The talks will be led by European chief negotiator Christian Leffler and Cuban Deputy Foreign Minister Abelardo Moreno. The pair headed the two previous rounds in Brussels in August and in Havana in April.

It will be the first meeting between the politico-economic bloc and Havana since the United States and Cuba surprised the world by announcing in December that they would restore relations after half a century of enmity.

ENCOURAGING REFORMS

The EU launched its normalisation process with the communist island to encourage President Raul Castro to pursue reforms allowing for private initiatives without changing the one-party political system.

Cuba is alone in Latin America in lacking a political dialogue with the EU.

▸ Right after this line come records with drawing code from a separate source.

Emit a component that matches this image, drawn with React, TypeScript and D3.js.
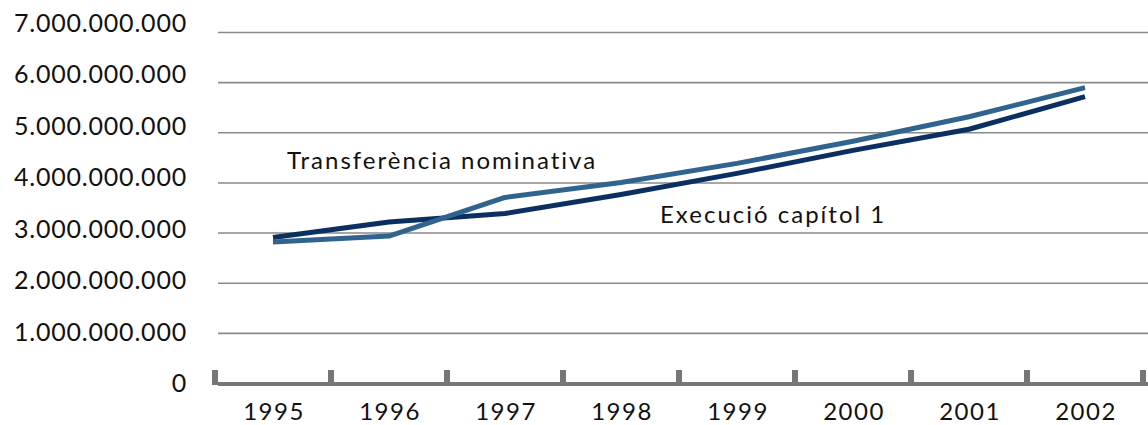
import React from "react";
import * as d3 from "d3";

const years: string[] = ["1995", "1996", "1997", "1998", "1999", "2000", "2001", "2002"];
const execucio: number[] = [2.91e9, 3.22e9, 3.39e9, 3.77e9, 4.19e9, 4.65e9, 5.07e9, 5.72e9];
const transferencia: number[] = [2.82e9, 2.94e9, 3.71e9, 4.01e9, 4.39e9, 4.83e9, 5.32e9, 5.9e9];
const yTicks: number[] = [0, 1e9, 2e9, 3e9, 4e9, 5e9, 6e9, 7e9];
const seriesNames: string[] = ["Transferència nominativa", "Execució capítol 1"];

const W = 1148;
const H = 425;
const FONT = "Lato, 'Open Sans', sans-serif";

function fmt(v: number): string {
  if (v === 0) return "0";
  return d3.format(",")(v).replace(/,/g, ".");
}

export default function App() {
  const x = d3.scaleBand<string>().domain(years).range([215, 1143]).padding(0);
  const y = d3.scaleLinear().domain([0, 7e9]).range([383.5, 32.5]);
  const yLab = d3.scaleLinear().domain([0, 7e9]).range([382, 22]);
  const cx = (i: number) => (x(years[i]) as number) + x.bandwidth() / 2;

  const line = d3
    .line<number>()
    .x((_, i) => cx(i))
    .y((d) => y(d));

  const boundaries = d3.range(years.length + 1).map((i) => 215 + i * x.bandwidth());

  return (
    <svg
      width={W}
      height={H}
      viewBox={`0 0 ${W} ${H}`}
      style={{ position: "absolute", left: 0, top: 0, background: "#fff" }}
    >
      {/* gridlines */}
      {yTicks.slice(1).map((t) => (
        <line key={t} x1={218} x2={W} y1={y(t)} y2={y(t)} stroke="#8a8a8a" strokeWidth={1.6} />
      ))}
      {/* y labels */}
      {yTicks.map((t) => (
        <text
          key={"l" + t}
          x={187}
          y={yLab(t)}
          textAnchor="end"
          dominantBaseline="central"
          fontFamily={FONT}
          fontSize={25}
          letterSpacing={0.8}
          fill="#111"
        >
          {fmt(t)}
        </text>
      ))}
      {/* x axis */}
      <line x1={218} x2={W} y1={384} y2={384} stroke="#767676" strokeWidth={4} />
      {boundaries.map((b, i) => (
        <rect key={"t" + i} x={b - 3} y={370} width={6} height={15} fill="#767676" />
      ))}
      {years.map((yr, i) => (
        <text
          key={yr}
          x={cx(i) + 1}
          y={420}
          textAnchor="middle"
          fontFamily={FONT}
          fontSize={24}
          letterSpacing={1.5}
          fill="#111"
        >
          {yr}
        </text>
      ))}
      {/* series */}
      <path d={line(execucio) ?? ""} fill="none" stroke="#0b2f60" strokeWidth={5} strokeLinejoin="round" />
      <path d={line(transferencia) ?? ""} fill="none" stroke="#31638f" strokeWidth={5} strokeLinejoin="round" />
      {/* annotations */}
      <text x={287} y={169} fontFamily={FONT} fontSize={24} letterSpacing={2} fill="#111">
        {seriesNames[0]}
      </text>
      <text x={660} y={223} fontFamily={FONT} fontSize={24} letterSpacing={2} fill="#111">
        {seriesNames[1]}
      </text>
    </svg>
  );
}
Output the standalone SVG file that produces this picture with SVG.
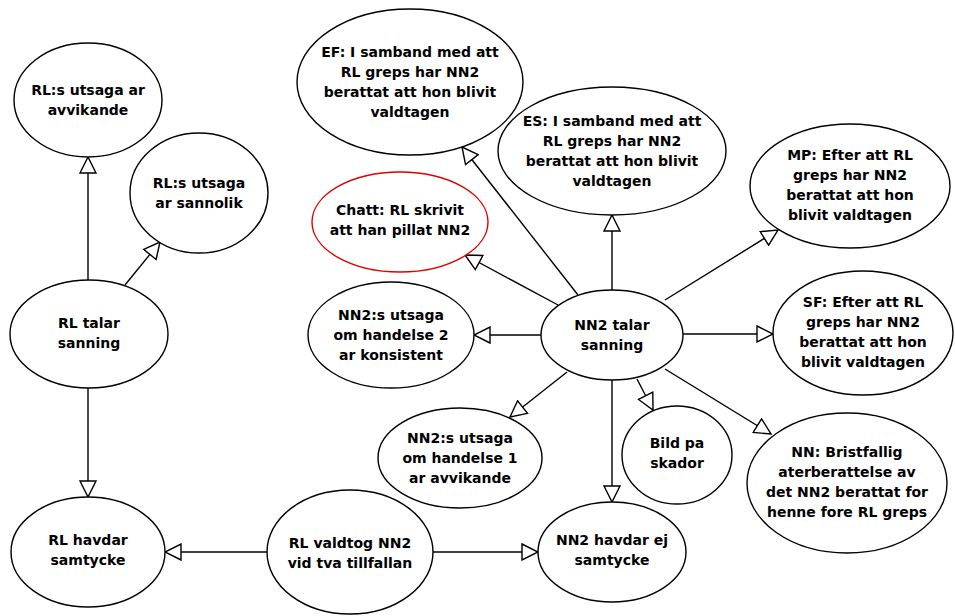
<svg xmlns="http://www.w3.org/2000/svg" width="955" height="616" viewBox="0 0 955 616">
<style>
.n{fill:#fff;stroke:#000;stroke-width:1.4}
.r{fill:#fff;stroke:#e00000;stroke-width:1.4}
.t{font-family:"DejaVu Sans","Liberation Sans",sans-serif;font-size:14px;font-weight:bold;text-anchor:middle;fill:#000}
.c{stroke:#000;stroke-width:1.4;fill:none;marker-end:url(#tri)}
</style>
<defs>
<marker id="tri" markerUnits="userSpaceOnUse" markerWidth="18" markerHeight="18" viewBox="-1 -1 18 18" refX="16" refY="8" orient="auto">
<path d="M0,0 L16,8 L0,16 Z" fill="#fff" stroke="#000" stroke-width="1.4"/>
</marker>
</defs>
<rect width="955" height="616" fill="#fff"/>
<g id="connectors">
<line class="c" x1="88" y1="280" x2="88" y2="157"/>
<line class="c" x1="125" y1="285" x2="160" y2="242"/>
<line class="c" x1="88" y1="388" x2="88" y2="497"/>
<line class="c" x1="267" y1="552" x2="165" y2="552"/>
<line class="c" x1="433" y1="552" x2="538" y2="552"/>
<line class="c" x1="541" y1="335" x2="474" y2="335"/>
<line class="c" x1="567" y1="372" x2="510" y2="417"/>
<line class="c" x1="612" y1="380" x2="612" y2="502"/>
<line class="c" x1="637" y1="379" x2="653" y2="410"/>
<line class="c" x1="665" y1="369" x2="771" y2="434"/>
<line class="c" x1="683" y1="334" x2="773" y2="334"/>
<line class="c" x1="665" y1="300" x2="778" y2="230"/>
<line class="c" x1="612" y1="290" x2="612" y2="215"/>
<line class="c" x1="578" y1="295" x2="462" y2="147"/>
<line class="c" x1="558" y1="305" x2="465" y2="255"/>
</g>
<g id="n_rl_avv"><ellipse class="n" cx="88" cy="100" rx="74" ry="57"/><text class="t" x="88" y="95">RL:s utsaga ar</text><text class="t" x="88" y="115">avvikande</text></g>
<g id="n_rl_sann"><ellipse class="n" cx="199" cy="193" rx="69" ry="60"/><text class="t" x="199" y="188">RL:s utsaga</text><text class="t" x="199" y="208">ar sannolik</text></g>
<g id="n_rl_talar"><ellipse class="n" cx="89" cy="334" rx="79" ry="54"/><text class="t" x="89" y="328">RL talar</text><text class="t" x="89" y="348">sanning</text></g>
<g id="n_rl_havdar"><ellipse class="n" cx="88" cy="552" rx="77" ry="55"/><text class="t" x="88" y="545">RL havdar</text><text class="t" x="88" y="565">samtycke</text></g>
<g id="n_rl_valdtog"><ellipse class="n" cx="350" cy="552" rx="83" ry="62"/><text class="t" x="350" y="548">RL valdtog NN2</text><text class="t" x="350" y="568">vid tva tillfallan</text></g>
<g id="n_nn2_havdar"><ellipse class="n" cx="612" cy="552" rx="74" ry="50"/><text class="t" x="612" y="545">NN2 havdar ej</text><text class="t" x="612" y="565">samtycke</text></g>
<g id="n_nn2_talar"><ellipse class="n" cx="612" cy="335" rx="71" ry="45"/><text class="t" x="612" y="330">NN2 talar</text><text class="t" x="612" y="350">sanning</text></g>
<g id="n_bild"><ellipse class="n" cx="677" cy="455" rx="55" ry="49"/><text class="t" x="677" y="448">Bild pa</text><text class="t" x="677" y="468">skador</text></g>
<g id="n_nn"><ellipse class="n" cx="847" cy="483" rx="100" ry="70"/><text class="t" x="847" y="457">NN: Bristfallig</text><text class="t" x="847" y="477">aterberattelse av</text><text class="t" x="847" y="497">det NN2 berattat for</text><text class="t" x="847" y="517">henne fore RL greps</text></g>
<g id="n_sf"><ellipse class="n" cx="863" cy="333" rx="90" ry="62"/><text class="t" x="863" y="307">SF: Efter att RL</text><text class="t" x="863" y="327">greps har NN2</text><text class="t" x="863" y="347">berattat att hon</text><text class="t" x="863" y="367">blivit valdtagen</text></g>
<g id="n_mp"><ellipse class="n" cx="850" cy="186" rx="100" ry="62"/><text class="t" x="850" y="160">MP: Efter att RL</text><text class="t" x="850" y="180">greps har NN2</text><text class="t" x="850" y="200">berattat att hon</text><text class="t" x="850" y="220">blivit valdtagen</text></g>
<g id="n_es"><ellipse class="n" cx="612" cy="151" rx="114" ry="64"/><text class="t" x="612" y="126">ES: I samband med att</text><text class="t" x="612" y="146">RL greps har NN2</text><text class="t" x="612" y="166">berattat att hon blivit</text><text class="t" x="612" y="186">valdtagen</text></g>
<g id="n_ef"><ellipse class="n" cx="410" cy="82" rx="113" ry="73"/><text class="t" x="410" y="57">EF: I samband med att</text><text class="t" x="410" y="77">RL greps har NN2</text><text class="t" x="410" y="97">berattat att hon blivit</text><text class="t" x="410" y="117">valdtagen</text></g>
<g id="n_chatt"><ellipse class="r" cx="400" cy="222" rx="88" ry="50"/><text class="t" x="400" y="215">Chatt: RL skrivit</text><text class="t" x="400" y="235">att han pillat NN2</text></g>
<g id="n_h2"><ellipse class="n" cx="391" cy="335" rx="83" ry="53"/><text class="t" x="391" y="320">NN2:s utsaga</text><text class="t" x="391" y="340">om handelse 2</text><text class="t" x="391" y="360">ar konsistent</text></g>
<g id="n_h1"><ellipse class="n" cx="460" cy="458" rx="82" ry="50"/><text class="t" x="460" y="443">NN2:s utsaga</text><text class="t" x="460" y="463">om handelse 1</text><text class="t" x="460" y="483">ar avvikande</text></g>
</svg>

The EU bases its approach to Cuba on a 1996 "common position" document stating that economic cooperation must go hand in hand with advances toward a pluralistic democracy and respect of human rights.

But the European diplomat said the EU had reached a deal with Cuba under which an agreement on political dialogue and cooperation could take place without the rights requirement of the common position.

An accord would facilitate European aid to the ailing Cuban economy, and favour the island's exports to the block. Cuban tobacco, one of the country's main exports, currently is subject to a 26 per cent tariff in the EU, slowing sales. Central American and Dominican tobacco are not subjected to tariffs.

Bilateral trade has increased, however, and the EU is Cuba's second biggest trading partner behind Venezuela, with exchanges valued at US$3.7 billion in 2012, according to the latest Cuban government figures.